The “Art of Living” gets completed only with the “Art of Giving”. Philanthropy must follow profits and that has made the developed nations stand out when it comes to battling crises like pandemics and helping out mankind in distress. Even the Spanish flu-hit America came out to be a global superpower within a few decades; the US had lost at least six-times more lives than it has lost in the current Covid-19 pandemic.
Reason being, nation building rests on selfless service and profit takes a backseat. The case here is the battling of corona in India: in the current stage, what was being feared the most is turning out to be real—our inadequate and unregulated healthcare infrastructure is not able to combat the health crisis. Ironically, the private healthcare sector is not as proactive as it should be. Instead, many are getting the public slamming for “fleecing the patients”.

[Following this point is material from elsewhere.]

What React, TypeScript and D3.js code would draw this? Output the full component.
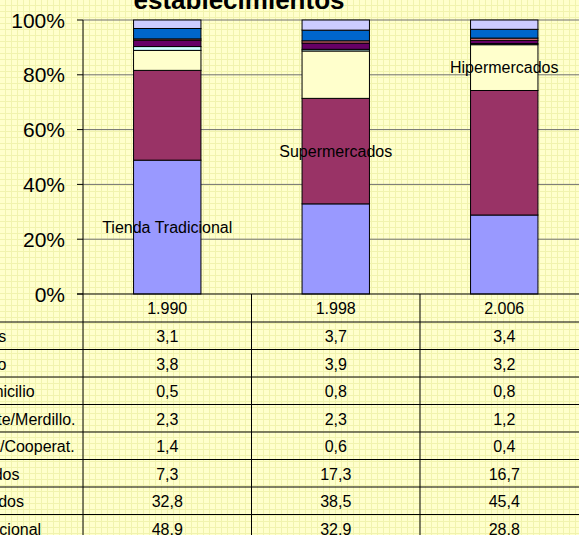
import React from 'react';
import * as d3 from 'd3';

const years = ['1.990', '1.998', '2.006'];
const seriesNames = [
  'Tienda Tradicional',
  'Supermercados',
  'Hipermercados',
  'Economatos/Cooperat.',
  'Vt. Ambulante/Merdillo.',
  'Venta a Domicilio',
  'Tienda Barrio',
  'Otras tiendas',
];
const tiendaTradicional = [48.9, 32.9, 28.8];
const supermercados = [32.8, 38.5, 45.4];
const hipermercados = [7.3, 17.3, 16.7];
const economatos = [1.4, 0.6, 0.4];
const ambulante = [2.3, 2.3, 1.2];
const domicilio = [0.5, 0.8, 0.8];
const barrio = [3.8, 3.9, 3.2];
const otras = [3.1, 3.7, 3.4];
const seriesValues = [tiendaTradicional, supermercados, hipermercados, economatos, ambulante, domicilio, barrio, otras];
const seriesColors = ['#9999FF', '#993366', '#FFFFCC', '#CCFFFF', '#660066', '#FF8080', '#0066CC', '#CCCCFF'];
const yTicks = [0, 20, 40, 60, 80, 100];
const inBarLabels = [
  { series: 0, year: 0 },
  { series: 1, year: 1 },
  { series: 2, year: 2 },
];
const titleLine = 'establecimientos';

const W = 579;
const H = 535;
const plotLeft = 83;
const plotRight = 588.5;
const plotTop = 20;
const plotBottom = 294;
const headerH = 28;
const rowH = 27.5;
const FONT = 'Arial, "Liberation Sans", sans-serif';

export default function App() {
  const x = d3.scaleBand<string>().domain(years).range([plotLeft, plotRight]).padding(0);
  const barW = x.bandwidth() * 0.4;
  const y = d3.scaleLinear().domain([0, 100]).range([plotBottom, plotTop]);

  const table = years.map((yr, i) => {
    const row: Record<string, number | string> = { year: yr };
    seriesNames.forEach((s, k) => (row[s] = seriesValues[k][i]));
    return row;
  });
  const stack = d3.stack<any>().keys(seriesNames).offset(d3.stackOffsetExpand);
  const layers = stack(table as any);

  const fmt = (v: number) => d3.format('.1f')(v).replace('.', ',');
  const rowsTopDown = seriesNames.map((_, i) => i).reverse();
  const tableTop = plotBottom + headerH;
  const labelX = -89;

  return (
    <svg width={W} height={H} style={{ position: 'absolute', left: 0, top: 0 }} fontFamily={FONT}>
      <defs>
        <pattern id="bggrid" width={6} height={6} patternUnits="userSpaceOnUse">
          <rect width={6} height={6} fill="#FFFFCC" />
          <path d="M5.5 0V6M0 5.5H6" stroke="#F1F3AE" strokeWidth={1} />
        </pattern>
      </defs>
      <rect width={W} height={H} fill="url(#bggrid)" />

      <text x={239} y={9} textAnchor="middle" fontSize={26} fontWeight="bold" fill="#000">
        {titleLine}
      </text>

      {/* gridlines */}
      {yTicks.filter((t) => t > 0).map((t) => (
        <line key={t} x1={plotLeft} x2={plotRight} y1={y(t)} y2={y(t)} stroke="#707070" strokeWidth={1} />
      ))}

      {/* bars */}
      {layers.map((layer, k) => (
        <g key={seriesNames[k]}>
          {layer.map((d, i) => {
            const cx = (x(years[i]) as number) + x.bandwidth() / 2;
            return (
              <rect
                key={i}
                x={cx - barW / 2}
                y={y(d[1] * 100)}
                width={barW}
                height={y(d[0] * 100) - y(d[1] * 100)}
                fill={seriesColors[k]}
                stroke="#000"
                strokeWidth={1}
              />
            );
          })}
        </g>
      ))}

      {/* in-bar labels */}
      {inBarLabels.map((l) => {
        const d = layers[l.series][l.year];
        const cx = (x(years[l.year]) as number) + x.bandwidth() / 2;
        const cy = y(((d[0] + d[1]) / 2) * 100);
        return (
          <text key={l.series} x={cx} y={cy + 5.5} textAnchor="middle" fontSize={16} fill="#000">
            {seriesNames[l.series]}
          </text>
        );
      })}

      {/* y axis */}
      <line x1={plotLeft} x2={plotLeft} y1={plotTop} y2={H} stroke="#000" strokeWidth={1} />
      {yTicks.map((t) => (
        <g key={t}>
          <line x1={plotLeft - 6} x2={plotLeft} y1={y(t)} y2={y(t)} stroke="#000" />
          <text x={65} y={y(t) + 7.5} textAnchor="end" fontSize={21} fill="#000">
            {t}%
          </text>
        </g>
      ))}

      {/* table */}
      <line x1={plotLeft - 6} x2={W} y1={plotBottom} y2={plotBottom} stroke="#000" strokeWidth={1.2} />
      {years.map((yr) => {
        const x0 = x(yr) as number;
        return (
          <g key={yr}>
            <line x1={x0 + x.bandwidth()} x2={x0 + x.bandwidth()} y1={plotBottom} y2={H} stroke="#000" />
            <text x={x0 + x.bandwidth() / 2} y={plotBottom + headerH / 2 + 6} textAnchor="middle" fontSize={16} fill="#000">
              {yr}
            </text>
          </g>
        );
      })}
      {rowsTopDown.map((k, r) => {
        const top = tableTop + r * rowH;
        return (
          <g key={seriesNames[k]}>
            <line x1={0} x2={W} y1={top} y2={top} stroke="#000" strokeWidth={1} />
            <text x={labelX} y={top + rowH / 2 + 6.5} fontSize={16} fill="#000">
              {seriesNames[k]}
            </text>
            {years.map((yr, i) => (
              <text
                key={yr}
                x={(x(yr) as number) + x.bandwidth() / 2}
                y={top + rowH / 2 + 6.5}
                textAnchor="middle"
                fontSize={16}
                fill="#000"
              >
                {fmt(seriesValues[k][i])}
              </text>
            ))}
          </g>
        );
      })}
    </svg>
  );
}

It is being alleged that a lot of private hospitals and healthcare services are making the most of what they call “season time”. No need to go to Tier-2 and Tier-3 cities, ask a patient in Delhi, who had recently gone to a hospital and you will get the answer: “Better to die at home than being in these private hospitals in time of flu or a pandemic like corona. They fleece like thugs and suck money like…” At a time when nation-building requires concerted efforts by both the government as well as private hospitals, unfortunately the latter is not leaving the “profit-making part” from its primary objective list, eventually making the poor and the vulnerable suffer immensely.
Worse, a lot of private hospitals are not taking Covid patients, saying they do not have facilities and dedicated wards. How much extra time and expertise do it take to make a Covid ward? The Supreme Court guidelines and regulations, which granted them acres of land at throw away prices, was for doing “charitable works”. The same is what the “big-picture objective” every hospital trust has put in the memorandum of association before taking the land to build healthcare facilities in the name of “benefiting humans and saving lives”.
In reality, the objective is completely missing and the private healthcare is barely shouldering with the government mission at a time when we approximately face a million each shortage of beds and doctors in the country. Weren’t we supposed to keep 10% beds and 25% free OPD in all private hospitals, as directed by government and court regulations?
Most private hospitals are today standing and thriving on institutional government land, given at a hugely concessional rate. The private hospital bodies seem to have breached the trust of deeds they have signed with the governments to ensure affordable and accessible healthcare to all in the time of crisis and distress. The “not-for-profit” principle should at least be practised in the time of crisis and nation building. It’s time we learnt the “Art of Giving” the correct way.
Can the government ensure that private hospitals’ deeds for land grants are executed properly to ensure that maximum lives are saved? It’s a reality check time for our private hospitals which seem to have forgotten their dharma.